"""

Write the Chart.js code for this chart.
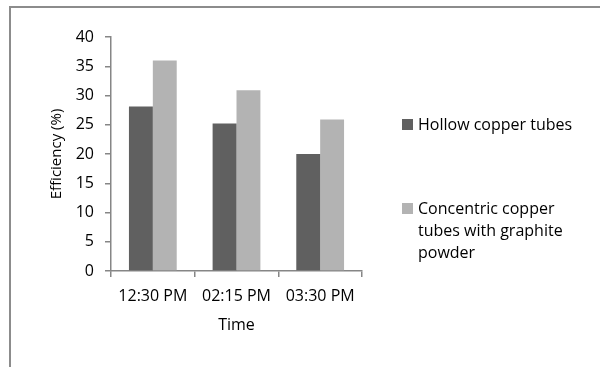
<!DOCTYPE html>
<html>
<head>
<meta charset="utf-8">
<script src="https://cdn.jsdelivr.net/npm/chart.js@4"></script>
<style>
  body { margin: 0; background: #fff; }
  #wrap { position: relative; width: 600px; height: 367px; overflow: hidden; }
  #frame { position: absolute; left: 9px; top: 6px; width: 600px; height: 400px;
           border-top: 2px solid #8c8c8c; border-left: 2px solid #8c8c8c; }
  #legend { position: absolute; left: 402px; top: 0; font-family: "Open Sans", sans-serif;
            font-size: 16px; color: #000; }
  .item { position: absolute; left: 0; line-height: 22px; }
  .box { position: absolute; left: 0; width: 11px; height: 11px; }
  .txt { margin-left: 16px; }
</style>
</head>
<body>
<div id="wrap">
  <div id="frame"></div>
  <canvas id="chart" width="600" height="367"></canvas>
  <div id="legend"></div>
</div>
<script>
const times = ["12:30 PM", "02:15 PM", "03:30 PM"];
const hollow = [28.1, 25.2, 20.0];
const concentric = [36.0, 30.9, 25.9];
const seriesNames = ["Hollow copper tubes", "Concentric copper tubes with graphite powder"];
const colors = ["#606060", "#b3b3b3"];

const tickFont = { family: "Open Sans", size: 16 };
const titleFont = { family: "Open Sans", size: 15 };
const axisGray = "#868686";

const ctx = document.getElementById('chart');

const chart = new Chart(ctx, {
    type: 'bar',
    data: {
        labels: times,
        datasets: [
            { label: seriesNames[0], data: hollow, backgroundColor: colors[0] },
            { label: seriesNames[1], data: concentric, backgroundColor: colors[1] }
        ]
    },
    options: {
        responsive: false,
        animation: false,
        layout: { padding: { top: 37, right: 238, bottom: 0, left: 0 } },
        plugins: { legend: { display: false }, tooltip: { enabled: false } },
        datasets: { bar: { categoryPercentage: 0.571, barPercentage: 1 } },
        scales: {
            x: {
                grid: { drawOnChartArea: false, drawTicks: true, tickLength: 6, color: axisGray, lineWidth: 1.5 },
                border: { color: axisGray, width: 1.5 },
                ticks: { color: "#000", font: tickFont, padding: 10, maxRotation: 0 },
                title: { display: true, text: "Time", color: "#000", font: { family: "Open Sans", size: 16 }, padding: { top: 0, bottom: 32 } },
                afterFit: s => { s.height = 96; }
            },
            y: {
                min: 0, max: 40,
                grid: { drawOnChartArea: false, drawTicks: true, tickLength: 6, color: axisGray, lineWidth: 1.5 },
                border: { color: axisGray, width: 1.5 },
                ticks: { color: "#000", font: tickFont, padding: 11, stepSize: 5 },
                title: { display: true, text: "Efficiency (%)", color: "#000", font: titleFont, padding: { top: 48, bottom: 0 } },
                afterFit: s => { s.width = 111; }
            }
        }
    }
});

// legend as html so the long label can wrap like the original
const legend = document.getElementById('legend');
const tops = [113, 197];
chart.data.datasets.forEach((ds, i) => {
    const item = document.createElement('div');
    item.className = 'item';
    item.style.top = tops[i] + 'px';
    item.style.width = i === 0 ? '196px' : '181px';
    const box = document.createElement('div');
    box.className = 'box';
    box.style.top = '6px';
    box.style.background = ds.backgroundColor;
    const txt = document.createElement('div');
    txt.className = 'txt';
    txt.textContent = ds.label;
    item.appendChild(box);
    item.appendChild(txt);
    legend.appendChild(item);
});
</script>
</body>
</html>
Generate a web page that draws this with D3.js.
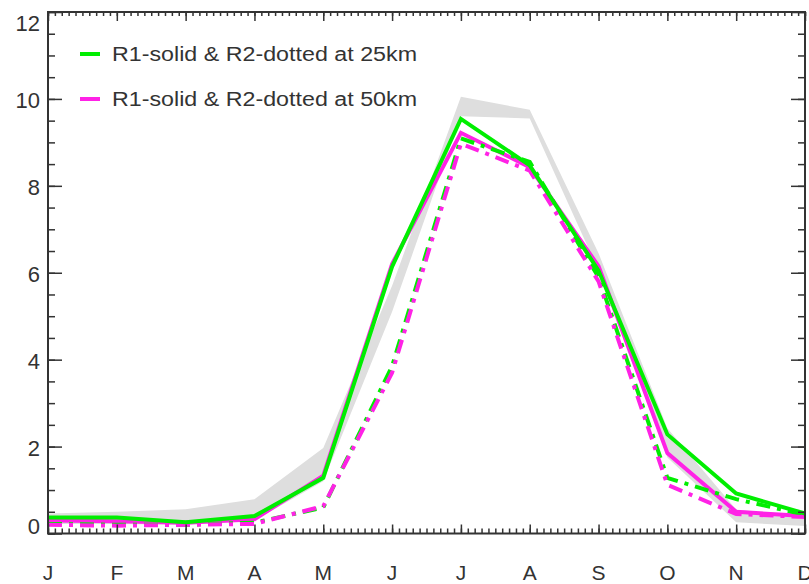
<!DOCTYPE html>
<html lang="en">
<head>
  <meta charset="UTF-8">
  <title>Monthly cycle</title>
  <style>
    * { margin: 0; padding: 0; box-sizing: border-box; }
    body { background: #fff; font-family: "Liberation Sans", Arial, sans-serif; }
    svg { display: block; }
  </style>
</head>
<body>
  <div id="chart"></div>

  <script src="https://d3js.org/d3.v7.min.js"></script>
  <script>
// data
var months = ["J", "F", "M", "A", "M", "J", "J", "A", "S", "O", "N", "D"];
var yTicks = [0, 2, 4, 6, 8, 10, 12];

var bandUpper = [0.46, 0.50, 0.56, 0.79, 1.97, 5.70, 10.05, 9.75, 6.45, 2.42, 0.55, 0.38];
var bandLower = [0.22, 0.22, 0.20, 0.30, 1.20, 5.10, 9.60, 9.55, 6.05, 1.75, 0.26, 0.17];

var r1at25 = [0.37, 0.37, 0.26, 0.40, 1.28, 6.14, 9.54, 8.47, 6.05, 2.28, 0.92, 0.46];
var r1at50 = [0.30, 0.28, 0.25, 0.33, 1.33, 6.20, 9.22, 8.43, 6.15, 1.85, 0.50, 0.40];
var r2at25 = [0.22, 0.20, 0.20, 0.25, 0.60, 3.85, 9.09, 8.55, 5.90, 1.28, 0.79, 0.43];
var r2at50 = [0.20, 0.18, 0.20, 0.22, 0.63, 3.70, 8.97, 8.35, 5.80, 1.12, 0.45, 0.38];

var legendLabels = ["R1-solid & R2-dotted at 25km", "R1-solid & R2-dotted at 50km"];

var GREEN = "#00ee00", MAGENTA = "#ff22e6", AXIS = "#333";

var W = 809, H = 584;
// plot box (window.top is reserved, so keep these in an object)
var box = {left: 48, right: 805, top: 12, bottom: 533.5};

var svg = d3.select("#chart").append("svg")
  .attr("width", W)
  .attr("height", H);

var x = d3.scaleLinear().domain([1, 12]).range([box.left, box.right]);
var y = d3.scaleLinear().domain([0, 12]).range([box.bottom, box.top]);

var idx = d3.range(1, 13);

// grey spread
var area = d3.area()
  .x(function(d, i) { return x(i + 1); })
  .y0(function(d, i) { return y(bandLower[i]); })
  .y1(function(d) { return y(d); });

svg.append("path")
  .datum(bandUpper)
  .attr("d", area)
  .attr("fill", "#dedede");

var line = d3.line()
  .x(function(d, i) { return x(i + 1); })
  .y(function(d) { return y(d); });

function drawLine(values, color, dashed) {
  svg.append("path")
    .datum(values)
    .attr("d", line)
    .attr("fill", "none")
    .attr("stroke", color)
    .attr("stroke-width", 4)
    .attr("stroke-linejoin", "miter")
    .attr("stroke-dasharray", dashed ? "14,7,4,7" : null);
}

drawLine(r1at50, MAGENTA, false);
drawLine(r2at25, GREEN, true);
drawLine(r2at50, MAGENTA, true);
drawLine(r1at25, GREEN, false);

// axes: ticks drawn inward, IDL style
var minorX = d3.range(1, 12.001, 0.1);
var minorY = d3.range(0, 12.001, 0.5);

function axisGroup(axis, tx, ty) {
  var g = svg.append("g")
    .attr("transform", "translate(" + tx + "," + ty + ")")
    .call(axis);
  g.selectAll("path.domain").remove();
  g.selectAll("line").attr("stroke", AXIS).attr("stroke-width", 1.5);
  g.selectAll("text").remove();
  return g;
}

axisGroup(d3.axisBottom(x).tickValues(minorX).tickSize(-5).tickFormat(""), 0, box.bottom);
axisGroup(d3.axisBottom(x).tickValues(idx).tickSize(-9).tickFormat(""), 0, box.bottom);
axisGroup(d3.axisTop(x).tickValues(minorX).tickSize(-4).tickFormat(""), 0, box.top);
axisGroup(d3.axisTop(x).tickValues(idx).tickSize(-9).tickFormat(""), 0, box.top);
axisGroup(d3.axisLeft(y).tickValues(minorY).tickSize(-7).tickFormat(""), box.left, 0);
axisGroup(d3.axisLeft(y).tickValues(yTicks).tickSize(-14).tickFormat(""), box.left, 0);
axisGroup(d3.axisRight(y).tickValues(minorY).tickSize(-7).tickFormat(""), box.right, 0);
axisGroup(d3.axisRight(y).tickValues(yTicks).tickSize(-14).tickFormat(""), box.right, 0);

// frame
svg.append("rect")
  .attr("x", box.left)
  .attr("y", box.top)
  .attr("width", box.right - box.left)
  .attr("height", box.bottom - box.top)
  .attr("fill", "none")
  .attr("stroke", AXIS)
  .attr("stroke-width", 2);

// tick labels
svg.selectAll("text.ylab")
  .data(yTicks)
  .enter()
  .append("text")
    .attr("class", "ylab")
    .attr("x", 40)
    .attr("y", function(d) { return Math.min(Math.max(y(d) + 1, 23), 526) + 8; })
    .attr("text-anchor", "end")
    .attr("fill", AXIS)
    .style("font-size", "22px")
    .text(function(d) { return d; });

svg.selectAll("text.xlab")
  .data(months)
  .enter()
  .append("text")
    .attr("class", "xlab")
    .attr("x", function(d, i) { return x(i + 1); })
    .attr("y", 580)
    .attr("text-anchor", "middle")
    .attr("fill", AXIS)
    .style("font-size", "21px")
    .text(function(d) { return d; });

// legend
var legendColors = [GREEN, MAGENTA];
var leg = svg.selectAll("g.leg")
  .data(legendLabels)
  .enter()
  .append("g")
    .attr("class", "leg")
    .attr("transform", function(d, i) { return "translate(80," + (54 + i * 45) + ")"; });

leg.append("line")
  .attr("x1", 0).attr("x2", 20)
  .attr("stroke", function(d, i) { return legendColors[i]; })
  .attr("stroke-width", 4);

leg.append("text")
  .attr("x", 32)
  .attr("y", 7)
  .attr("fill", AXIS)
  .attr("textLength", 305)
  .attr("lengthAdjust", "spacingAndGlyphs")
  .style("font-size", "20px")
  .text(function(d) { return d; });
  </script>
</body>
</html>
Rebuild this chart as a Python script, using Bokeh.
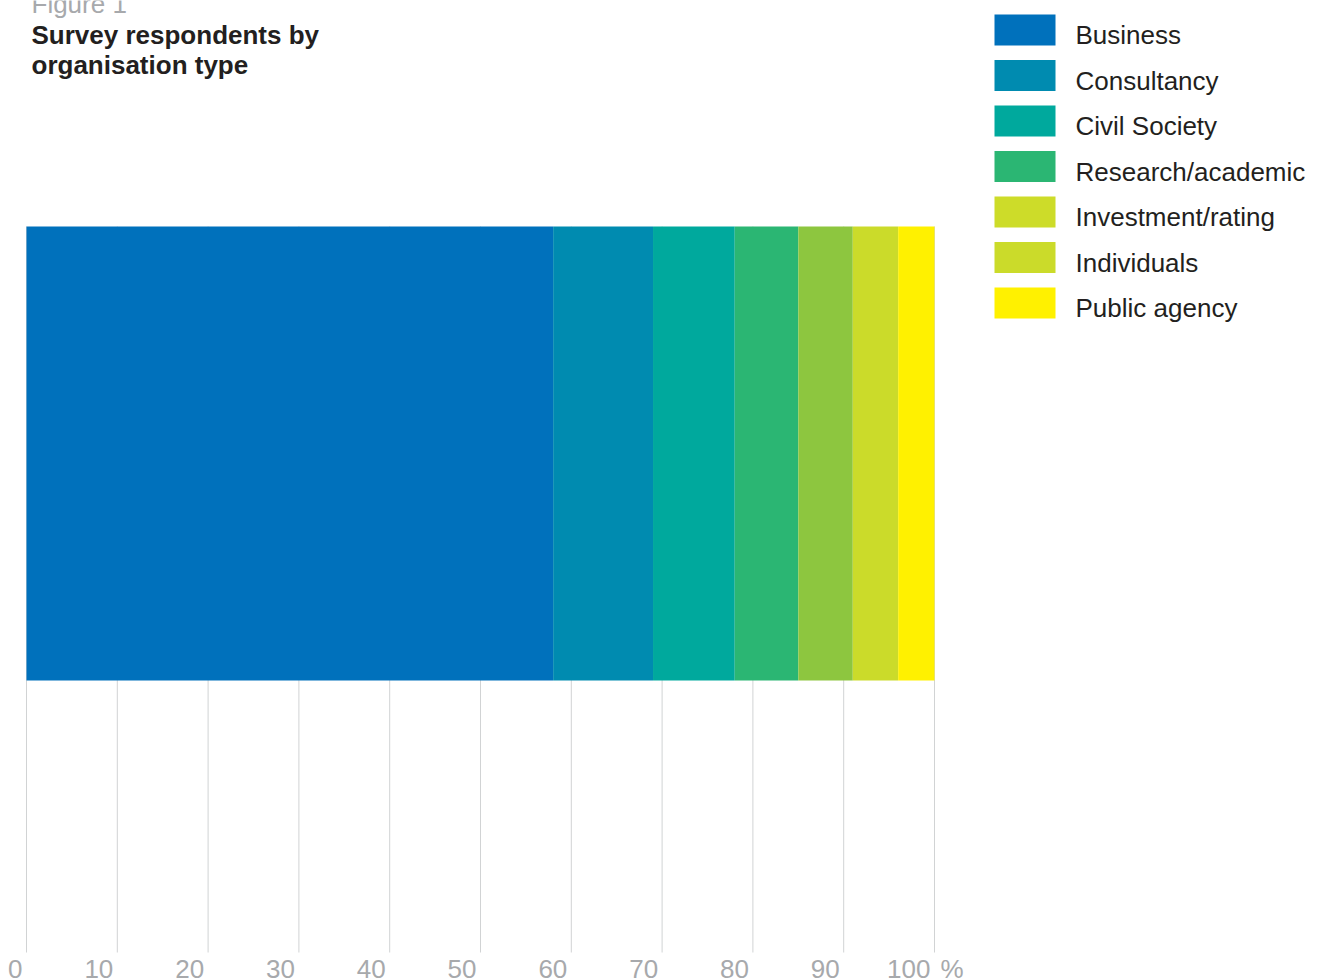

"""

Aim: Give back exactly the lines from the first line of the data through the line with "const ctx = document.getElementById('chart');", pictures excluded.

Exercise solution:
Write the Chart.js code for this chart.
<!DOCTYPE html>
<html>
<head>
<meta charset="utf-8">
<script src="https://cdn.jsdelivr.net/npm/chart.js@4"></script>
<style>
  body { margin: 0; background: #fff; }
  #wrap { position: relative; width: 600px; height: 367px; overflow: hidden; }
  #frame { position: absolute; left: 9px; top: 6px; width: 600px; height: 400px;
           border-top: 2px solid #8c8c8c; border-left: 2px solid #8c8c8c; }
  #legend { position: absolute; left: 402px; top: 0; font-family: "Open Sans", sans-serif;
            font-size: 16px; color: #000; }
  .item { position: absolute; left: 0; line-height: 22px; }
  .box { position: absolute; left: 0; width: 11px; height: 11px; }
  .txt { margin-left: 16px; }
</style>
</head>
<body>
<div id="wrap">
  <div id="frame"></div>
  <canvas id="chart" width="600" height="367"></canvas>
  <div id="legend"></div>
</div>
<script>
const times = ["12:30 PM", "02:15 PM", "03:30 PM"];
const hollow = [28.1, 25.2, 20.0];
const concentric = [36.0, 30.9, 25.9];
const seriesNames = ["Hollow copper tubes", "Concentric copper tubes with graphite powder"];
const colors = ["#606060", "#b3b3b3"];

const tickFont = { family: "Open Sans", size: 16 };
const titleFont = { family: "Open Sans", size: 15 };
const axisGray = "#868686";

const ctx = document.getElementById('chart');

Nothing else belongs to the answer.